━━━ Raw data ━━━

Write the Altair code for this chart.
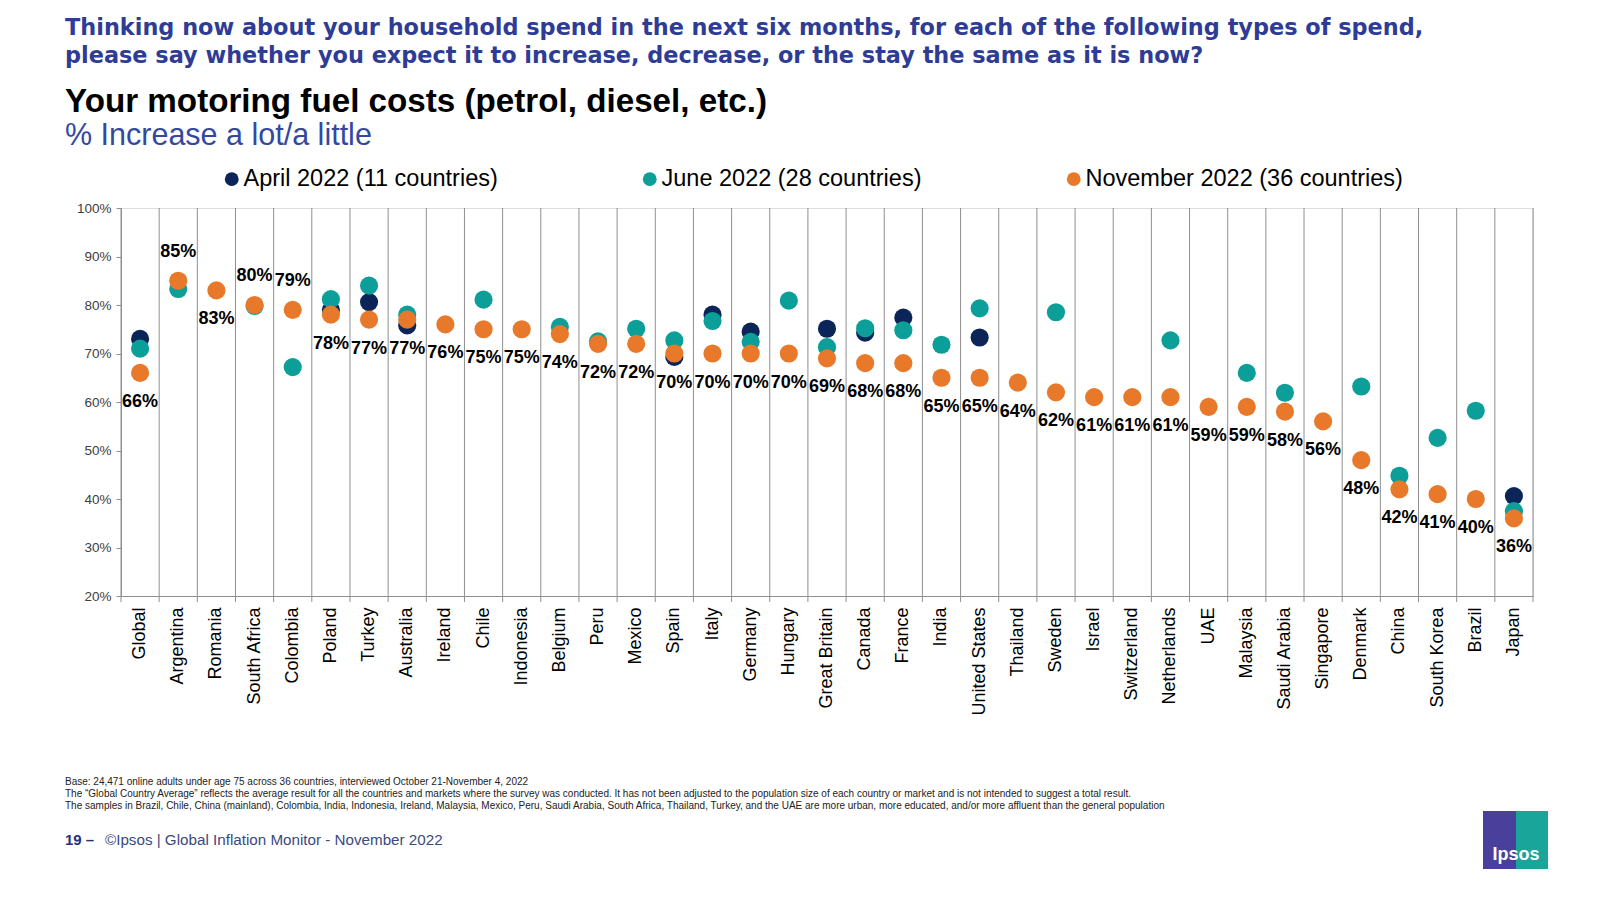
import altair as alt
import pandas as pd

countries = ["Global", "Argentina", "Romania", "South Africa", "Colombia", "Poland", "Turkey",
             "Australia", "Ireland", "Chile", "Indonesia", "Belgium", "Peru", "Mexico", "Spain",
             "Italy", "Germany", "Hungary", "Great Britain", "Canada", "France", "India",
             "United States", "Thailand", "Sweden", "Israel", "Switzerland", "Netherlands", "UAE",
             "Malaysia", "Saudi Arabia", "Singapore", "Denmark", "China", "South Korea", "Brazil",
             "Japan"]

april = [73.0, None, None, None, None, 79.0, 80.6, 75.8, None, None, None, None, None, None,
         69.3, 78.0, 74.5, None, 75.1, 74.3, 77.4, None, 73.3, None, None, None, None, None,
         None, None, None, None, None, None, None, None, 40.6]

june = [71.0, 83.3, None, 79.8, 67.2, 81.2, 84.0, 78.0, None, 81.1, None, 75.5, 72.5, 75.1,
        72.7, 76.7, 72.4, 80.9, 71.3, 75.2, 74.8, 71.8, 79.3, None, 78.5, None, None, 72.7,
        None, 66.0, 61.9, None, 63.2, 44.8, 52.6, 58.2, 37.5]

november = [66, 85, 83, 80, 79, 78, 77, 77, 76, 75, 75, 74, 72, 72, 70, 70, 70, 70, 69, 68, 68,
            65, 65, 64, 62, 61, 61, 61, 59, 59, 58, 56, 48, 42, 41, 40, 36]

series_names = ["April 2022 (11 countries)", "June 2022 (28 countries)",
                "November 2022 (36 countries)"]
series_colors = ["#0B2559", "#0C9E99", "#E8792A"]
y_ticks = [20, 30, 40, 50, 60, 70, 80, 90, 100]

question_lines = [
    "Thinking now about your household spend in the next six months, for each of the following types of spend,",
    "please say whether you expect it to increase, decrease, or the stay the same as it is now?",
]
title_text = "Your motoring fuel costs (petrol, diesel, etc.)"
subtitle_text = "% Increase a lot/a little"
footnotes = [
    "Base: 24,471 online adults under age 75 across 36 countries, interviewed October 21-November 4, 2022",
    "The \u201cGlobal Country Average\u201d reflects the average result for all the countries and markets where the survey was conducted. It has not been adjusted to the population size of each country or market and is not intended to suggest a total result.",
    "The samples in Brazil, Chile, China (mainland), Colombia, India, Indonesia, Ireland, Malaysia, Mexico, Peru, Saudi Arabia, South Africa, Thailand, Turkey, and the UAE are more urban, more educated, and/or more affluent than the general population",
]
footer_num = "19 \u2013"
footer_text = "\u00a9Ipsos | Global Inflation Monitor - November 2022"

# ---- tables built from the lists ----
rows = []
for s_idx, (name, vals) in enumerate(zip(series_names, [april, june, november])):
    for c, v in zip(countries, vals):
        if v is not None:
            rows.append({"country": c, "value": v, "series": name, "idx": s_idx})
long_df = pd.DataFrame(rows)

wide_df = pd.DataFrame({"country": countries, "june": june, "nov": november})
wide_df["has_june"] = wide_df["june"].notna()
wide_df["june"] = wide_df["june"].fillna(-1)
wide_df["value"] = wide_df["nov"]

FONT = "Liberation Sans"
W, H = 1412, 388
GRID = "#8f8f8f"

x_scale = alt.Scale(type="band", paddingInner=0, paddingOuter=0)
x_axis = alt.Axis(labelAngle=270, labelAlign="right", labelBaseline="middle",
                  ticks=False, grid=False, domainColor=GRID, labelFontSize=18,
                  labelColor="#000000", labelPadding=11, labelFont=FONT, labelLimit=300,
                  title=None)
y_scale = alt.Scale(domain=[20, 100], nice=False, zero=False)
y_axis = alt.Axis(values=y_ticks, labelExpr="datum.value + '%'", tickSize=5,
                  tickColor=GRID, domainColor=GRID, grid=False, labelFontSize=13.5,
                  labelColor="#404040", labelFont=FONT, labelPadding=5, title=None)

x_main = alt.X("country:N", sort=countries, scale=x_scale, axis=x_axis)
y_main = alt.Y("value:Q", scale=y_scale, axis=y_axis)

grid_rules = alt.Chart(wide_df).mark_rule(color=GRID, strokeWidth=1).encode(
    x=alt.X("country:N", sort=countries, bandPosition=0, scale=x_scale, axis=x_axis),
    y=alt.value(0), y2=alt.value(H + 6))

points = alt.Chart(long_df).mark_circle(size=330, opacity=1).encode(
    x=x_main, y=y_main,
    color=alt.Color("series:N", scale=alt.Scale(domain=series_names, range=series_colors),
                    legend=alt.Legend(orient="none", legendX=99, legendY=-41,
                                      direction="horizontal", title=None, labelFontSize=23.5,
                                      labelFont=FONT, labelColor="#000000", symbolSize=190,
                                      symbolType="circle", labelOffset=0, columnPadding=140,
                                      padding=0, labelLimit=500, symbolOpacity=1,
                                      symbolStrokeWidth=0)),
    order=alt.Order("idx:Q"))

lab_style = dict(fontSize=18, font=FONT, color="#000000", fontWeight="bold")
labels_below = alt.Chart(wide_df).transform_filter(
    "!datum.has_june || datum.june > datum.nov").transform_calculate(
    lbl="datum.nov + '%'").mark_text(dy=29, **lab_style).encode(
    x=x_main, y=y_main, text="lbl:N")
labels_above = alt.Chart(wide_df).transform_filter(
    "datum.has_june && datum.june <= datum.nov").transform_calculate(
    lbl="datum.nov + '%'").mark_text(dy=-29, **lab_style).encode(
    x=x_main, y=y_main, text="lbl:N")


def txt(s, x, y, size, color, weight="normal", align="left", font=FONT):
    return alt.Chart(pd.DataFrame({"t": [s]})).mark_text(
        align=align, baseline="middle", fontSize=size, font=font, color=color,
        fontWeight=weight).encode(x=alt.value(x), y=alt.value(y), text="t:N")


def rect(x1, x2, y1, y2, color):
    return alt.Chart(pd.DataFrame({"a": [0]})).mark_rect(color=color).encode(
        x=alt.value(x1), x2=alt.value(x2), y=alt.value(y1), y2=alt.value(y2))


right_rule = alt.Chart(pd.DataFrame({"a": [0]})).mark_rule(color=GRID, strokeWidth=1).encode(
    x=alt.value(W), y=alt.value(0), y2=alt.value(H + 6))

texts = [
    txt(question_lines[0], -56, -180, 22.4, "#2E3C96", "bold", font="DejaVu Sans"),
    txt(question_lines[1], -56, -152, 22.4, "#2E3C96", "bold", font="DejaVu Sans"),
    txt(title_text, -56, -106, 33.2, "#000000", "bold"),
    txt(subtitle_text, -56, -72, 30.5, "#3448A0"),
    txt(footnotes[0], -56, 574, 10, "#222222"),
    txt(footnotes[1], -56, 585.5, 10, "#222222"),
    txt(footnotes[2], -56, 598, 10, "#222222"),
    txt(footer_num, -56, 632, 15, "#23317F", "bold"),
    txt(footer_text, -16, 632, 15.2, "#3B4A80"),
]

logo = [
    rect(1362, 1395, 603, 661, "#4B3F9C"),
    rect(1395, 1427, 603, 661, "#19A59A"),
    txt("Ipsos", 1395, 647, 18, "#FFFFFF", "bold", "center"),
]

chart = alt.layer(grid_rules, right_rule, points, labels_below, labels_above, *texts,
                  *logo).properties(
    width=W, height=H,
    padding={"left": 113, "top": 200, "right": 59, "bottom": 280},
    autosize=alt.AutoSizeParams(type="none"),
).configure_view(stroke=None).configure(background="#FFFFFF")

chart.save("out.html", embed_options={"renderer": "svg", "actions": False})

━━━

What the task requires: Write out exactly the opening lines of the data, stopping after the line that holds "y_ticks = [20, 30, 40, 50, 60, 70, 80, 90, 100]". Exclude pictures.

Solved problem:
Write the Altair code for this chart.
import altair as alt
import pandas as pd

countries = ["Global", "Argentina", "Romania", "South Africa", "Colombia", "Poland", "Turkey",
             "Australia", "Ireland", "Chile", "Indonesia", "Belgium", "Peru", "Mexico", "Spain",
             "Italy", "Germany", "Hungary", "Great Britain", "Canada", "France", "India",
             "United States", "Thailand", "Sweden", "Israel", "Switzerland", "Netherlands", "UAE",
             "Malaysia", "Saudi Arabia", "Singapore", "Denmark", "China", "South Korea", "Brazil",
             "Japan"]

april = [73.0, None, None, None, None, 79.0, 80.6, 75.8, None, None, None, None, None, None,
         69.3, 78.0, 74.5, None, 75.1, 74.3, 77.4, None, 73.3, None, None, None, None, None,
         None, None, None, None, None, None, None, None, 40.6]

june = [71.0, 83.3, None, 79.8, 67.2, 81.2, 84.0, 78.0, None, 81.1, None, 75.5, 72.5, 75.1,
        72.7, 76.7, 72.4, 80.9, 71.3, 75.2, 74.8, 71.8, 79.3, None, 78.5, None, None, 72.7,
        None, 66.0, 61.9, None, 63.2, 44.8, 52.6, 58.2, 37.5]

november = [66, 85, 83, 80, 79, 78, 77, 77, 76, 75, 75, 74, 72, 72, 70, 70, 70, 70, 69, 68, 68,
            65, 65, 64, 62, 61, 61, 61, 59, 59, 58, 56, 48, 42, 41, 40, 36]

series_names = ["April 2022 (11 countries)", "June 2022 (28 countries)",
                "November 2022 (36 countries)"]
series_colors = ["#0B2559", "#0C9E99", "#E8792A"]
y_ticks = [20, 30, 40, 50, 60, 70, 80, 90, 100]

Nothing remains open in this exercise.